Scritto per Il Fatto Quotidiano del 02/12/2011
E' la volta buona. Pare. Dopo 535 giorni, il Belgio s'appresta ad avere un governo a parte intera, politico e non tecnico. Yves Leterme, cattolico, fiammingo, premier in carica per gli affari correnti, può andarsene tranquillo all'Ocse, dove guadagnerà di più e avrà meno grane. Ed Elio Di Rupo, socialista, francofono, origini italiane, può insediarsi al 16 di rue de la Loi, che è l'equivalente belga di Palazzo Chigi.
I sei partiti che negoziavano la formazione di una nuova coalizione hanno raggiunto un'intesa di massima su un documento programmatico di 185 pagine. L'ultimo scoglio su cui s'era temuto che la trattativa naufragasse, i tagli alla spesa pubblica, è stato superato. Se non ci saranno intoppi in extremis, il Belgio uscirà dalla lunga crisi apertasi dopo le elezioni del 13 giugno 2010, che videro l'avanzata dei nazionalisti fiamminghi, tenuti, però, fuori dall'alleanza di governo.
Dopo i congressi dei partiti nel week-end, il giuramento della nuova compagine -15 ministri, i nomi ancora da definire- e la fiducia del Parlamento sono attesi all'inizio della prossima settimana.
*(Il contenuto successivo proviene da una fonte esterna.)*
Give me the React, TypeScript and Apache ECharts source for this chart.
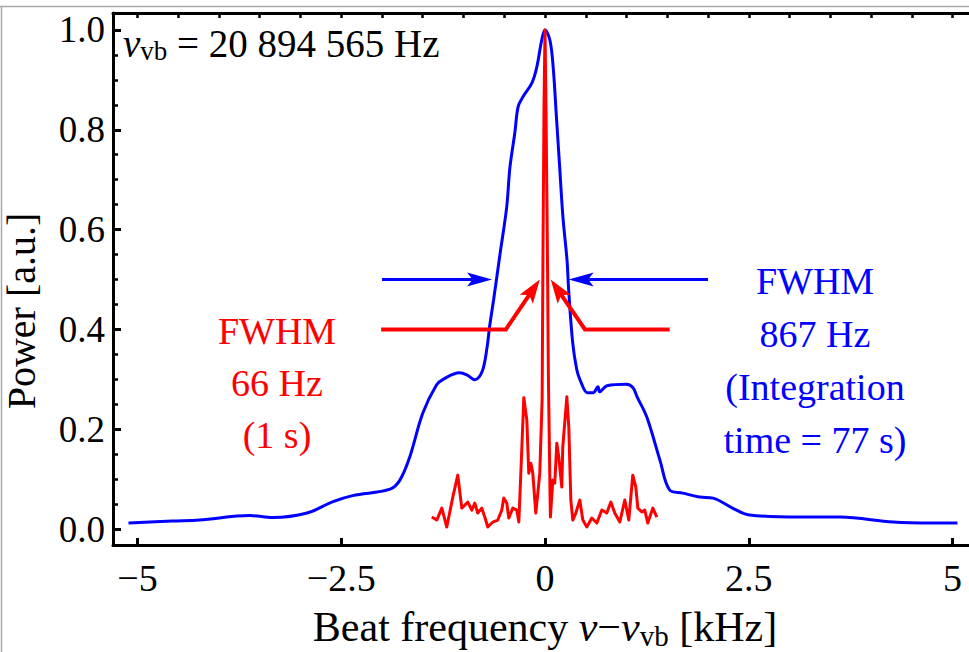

Di Rupo sarà il primo ministro francofono e vallone dal 1974: i fiamminghi sono i due terzi della popolazione. Pochi giorni or sono, il leader socialista, gay dichiarato, pipa e papillon, pareva sul punto di gettare la spugna. Poi, re Alberto l'ha convinto a riprendere in mano le fila della trattativa.
Dopo mesi di negoziati a vuoto, l'impasse è stata superata in fretta, quando l'agenzia di rating Standard & Poor's ha declassato l'affidabilità del debito belga. Il campanello d'allarme è stato sufficiente a riportato i partiti al tavolo della trattativa, dopo avere sfiorato l'ennesima rottura.
L'intesa resta però fragile e gli equilibri nella coalizione precari. Le tre principali famiglie politiche belghe, i cattolici, i liberali e i socialisti, sono presenti, ma i fiamminghi non vi sono adeguatamente rappresentati. Gli incidenti di percorso e forse nuove elezioni sono dietro l'angolo.